Start of Provided data
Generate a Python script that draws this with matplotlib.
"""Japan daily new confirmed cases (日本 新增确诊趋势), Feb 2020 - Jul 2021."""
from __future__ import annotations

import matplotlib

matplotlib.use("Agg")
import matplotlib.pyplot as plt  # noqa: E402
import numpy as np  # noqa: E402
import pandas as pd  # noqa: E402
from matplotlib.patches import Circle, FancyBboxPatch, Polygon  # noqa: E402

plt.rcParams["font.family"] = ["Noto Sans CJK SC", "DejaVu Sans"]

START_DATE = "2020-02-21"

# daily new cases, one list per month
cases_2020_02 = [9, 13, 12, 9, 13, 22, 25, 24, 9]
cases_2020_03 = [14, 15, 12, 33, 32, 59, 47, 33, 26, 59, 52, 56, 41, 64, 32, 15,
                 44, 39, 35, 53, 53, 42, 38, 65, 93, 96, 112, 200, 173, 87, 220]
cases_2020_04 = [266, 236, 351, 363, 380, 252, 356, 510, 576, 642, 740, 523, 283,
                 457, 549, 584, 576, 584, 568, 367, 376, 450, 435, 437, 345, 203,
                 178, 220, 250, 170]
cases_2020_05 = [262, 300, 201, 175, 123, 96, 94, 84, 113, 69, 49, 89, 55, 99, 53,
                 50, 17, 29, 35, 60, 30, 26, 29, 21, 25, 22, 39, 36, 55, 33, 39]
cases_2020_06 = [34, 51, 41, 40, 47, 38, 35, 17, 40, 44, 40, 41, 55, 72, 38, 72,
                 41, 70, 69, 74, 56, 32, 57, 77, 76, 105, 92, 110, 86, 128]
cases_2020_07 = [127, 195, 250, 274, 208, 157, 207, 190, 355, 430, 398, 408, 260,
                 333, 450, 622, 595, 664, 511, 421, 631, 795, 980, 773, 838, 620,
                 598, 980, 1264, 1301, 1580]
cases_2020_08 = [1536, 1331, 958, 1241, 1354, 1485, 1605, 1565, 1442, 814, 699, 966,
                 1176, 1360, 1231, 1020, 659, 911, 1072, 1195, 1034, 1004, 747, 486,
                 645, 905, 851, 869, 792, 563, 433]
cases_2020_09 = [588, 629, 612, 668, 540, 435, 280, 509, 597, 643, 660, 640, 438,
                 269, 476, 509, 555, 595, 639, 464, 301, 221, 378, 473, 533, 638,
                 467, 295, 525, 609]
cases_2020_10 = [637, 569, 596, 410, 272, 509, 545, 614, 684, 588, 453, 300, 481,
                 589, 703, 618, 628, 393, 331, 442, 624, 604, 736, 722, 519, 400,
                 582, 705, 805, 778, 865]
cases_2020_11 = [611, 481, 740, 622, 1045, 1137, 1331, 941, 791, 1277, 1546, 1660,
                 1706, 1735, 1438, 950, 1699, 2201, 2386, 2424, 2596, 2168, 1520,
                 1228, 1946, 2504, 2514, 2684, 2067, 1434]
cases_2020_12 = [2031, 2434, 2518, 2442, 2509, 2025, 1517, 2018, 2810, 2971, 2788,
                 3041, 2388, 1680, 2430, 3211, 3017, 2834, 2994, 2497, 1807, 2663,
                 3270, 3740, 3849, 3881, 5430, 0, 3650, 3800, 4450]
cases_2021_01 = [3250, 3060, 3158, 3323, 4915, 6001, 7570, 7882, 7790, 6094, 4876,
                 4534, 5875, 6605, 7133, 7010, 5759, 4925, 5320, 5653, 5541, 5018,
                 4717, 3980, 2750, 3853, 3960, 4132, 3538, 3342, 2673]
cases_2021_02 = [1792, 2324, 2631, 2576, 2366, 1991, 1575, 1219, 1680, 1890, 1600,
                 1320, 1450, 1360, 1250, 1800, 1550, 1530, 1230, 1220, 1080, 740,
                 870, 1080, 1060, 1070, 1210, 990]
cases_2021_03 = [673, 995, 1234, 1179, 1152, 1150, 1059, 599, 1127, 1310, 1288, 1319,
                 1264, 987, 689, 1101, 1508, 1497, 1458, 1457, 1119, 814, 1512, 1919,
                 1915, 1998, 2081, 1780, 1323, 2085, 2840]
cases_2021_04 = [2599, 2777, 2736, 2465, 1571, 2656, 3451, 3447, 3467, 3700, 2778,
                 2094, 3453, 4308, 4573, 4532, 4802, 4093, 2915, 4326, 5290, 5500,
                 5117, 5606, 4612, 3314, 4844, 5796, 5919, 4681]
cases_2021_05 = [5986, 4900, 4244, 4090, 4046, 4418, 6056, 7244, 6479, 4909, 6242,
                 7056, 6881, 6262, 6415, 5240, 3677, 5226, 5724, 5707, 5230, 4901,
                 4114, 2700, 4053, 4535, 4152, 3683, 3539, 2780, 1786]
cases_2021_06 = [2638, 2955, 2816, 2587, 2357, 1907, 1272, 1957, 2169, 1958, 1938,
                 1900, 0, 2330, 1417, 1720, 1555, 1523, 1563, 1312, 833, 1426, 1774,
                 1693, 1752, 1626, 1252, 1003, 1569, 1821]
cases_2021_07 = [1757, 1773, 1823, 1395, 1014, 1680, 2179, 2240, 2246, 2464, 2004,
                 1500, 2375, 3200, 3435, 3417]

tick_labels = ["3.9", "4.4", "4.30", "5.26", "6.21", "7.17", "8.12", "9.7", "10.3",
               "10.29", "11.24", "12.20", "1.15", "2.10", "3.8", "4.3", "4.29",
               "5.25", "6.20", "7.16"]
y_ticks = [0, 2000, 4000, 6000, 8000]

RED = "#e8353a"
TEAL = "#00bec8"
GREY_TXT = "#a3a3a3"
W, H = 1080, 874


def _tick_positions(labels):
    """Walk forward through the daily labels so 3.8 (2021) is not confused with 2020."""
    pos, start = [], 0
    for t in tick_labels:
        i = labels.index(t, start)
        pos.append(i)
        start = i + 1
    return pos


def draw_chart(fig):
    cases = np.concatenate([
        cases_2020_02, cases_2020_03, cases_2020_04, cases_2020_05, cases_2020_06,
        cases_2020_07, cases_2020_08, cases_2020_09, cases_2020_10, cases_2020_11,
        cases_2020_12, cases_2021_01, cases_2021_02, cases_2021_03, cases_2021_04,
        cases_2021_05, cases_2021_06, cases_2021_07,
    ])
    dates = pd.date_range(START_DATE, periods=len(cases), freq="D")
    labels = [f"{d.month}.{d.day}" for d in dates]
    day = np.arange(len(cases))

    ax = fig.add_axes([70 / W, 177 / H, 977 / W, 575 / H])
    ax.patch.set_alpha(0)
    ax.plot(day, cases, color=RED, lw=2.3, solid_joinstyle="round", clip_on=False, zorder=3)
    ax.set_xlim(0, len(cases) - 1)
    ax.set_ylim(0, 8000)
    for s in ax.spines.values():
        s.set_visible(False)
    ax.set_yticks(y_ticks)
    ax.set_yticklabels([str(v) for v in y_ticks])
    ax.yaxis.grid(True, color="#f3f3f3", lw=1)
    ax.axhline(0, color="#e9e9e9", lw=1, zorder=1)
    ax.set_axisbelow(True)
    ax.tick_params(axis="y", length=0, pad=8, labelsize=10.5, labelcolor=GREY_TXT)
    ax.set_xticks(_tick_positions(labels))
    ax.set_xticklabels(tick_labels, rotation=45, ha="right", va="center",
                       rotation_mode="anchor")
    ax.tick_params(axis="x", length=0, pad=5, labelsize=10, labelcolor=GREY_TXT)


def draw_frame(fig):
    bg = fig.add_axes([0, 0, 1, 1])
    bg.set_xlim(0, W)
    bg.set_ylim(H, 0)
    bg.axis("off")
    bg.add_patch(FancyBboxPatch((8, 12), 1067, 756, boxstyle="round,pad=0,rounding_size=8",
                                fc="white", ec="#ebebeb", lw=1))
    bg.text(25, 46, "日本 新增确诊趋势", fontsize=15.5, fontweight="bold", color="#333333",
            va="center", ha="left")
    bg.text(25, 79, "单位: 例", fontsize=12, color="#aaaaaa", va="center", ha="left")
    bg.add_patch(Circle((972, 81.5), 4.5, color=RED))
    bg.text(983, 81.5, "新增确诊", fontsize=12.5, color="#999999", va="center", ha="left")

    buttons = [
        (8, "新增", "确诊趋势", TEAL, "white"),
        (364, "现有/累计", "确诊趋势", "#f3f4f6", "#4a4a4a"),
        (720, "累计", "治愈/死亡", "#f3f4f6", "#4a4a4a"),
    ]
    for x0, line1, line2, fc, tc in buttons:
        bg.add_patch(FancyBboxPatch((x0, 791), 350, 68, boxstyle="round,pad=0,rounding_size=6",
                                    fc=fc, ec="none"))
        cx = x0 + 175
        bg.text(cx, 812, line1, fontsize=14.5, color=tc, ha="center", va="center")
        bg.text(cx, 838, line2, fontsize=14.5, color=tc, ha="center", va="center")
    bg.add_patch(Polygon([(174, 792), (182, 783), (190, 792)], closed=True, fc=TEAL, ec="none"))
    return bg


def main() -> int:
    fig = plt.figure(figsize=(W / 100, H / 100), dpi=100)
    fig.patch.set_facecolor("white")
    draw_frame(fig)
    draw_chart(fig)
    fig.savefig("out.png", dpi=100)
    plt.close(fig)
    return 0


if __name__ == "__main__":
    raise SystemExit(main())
End of Provided data
→ **The problem**
Return exactly the leading lines of the listing, stopping after the line in which "from matplotlib.patches import" occurs.

→ **Result**
Generate a Python script that draws this with matplotlib.
"""Japan daily new confirmed cases (日本 新增确诊趋势), Feb 2020 - Jul 2021."""
from __future__ import annotations

import matplotlib

matplotlib.use("Agg")
import matplotlib.pyplot as plt  # noqa: E402
import numpy as np  # noqa: E402
import pandas as pd  # noqa: E402
from matplotlib.patches import Circle, FancyBboxPatch, Polygon  # noqa: E402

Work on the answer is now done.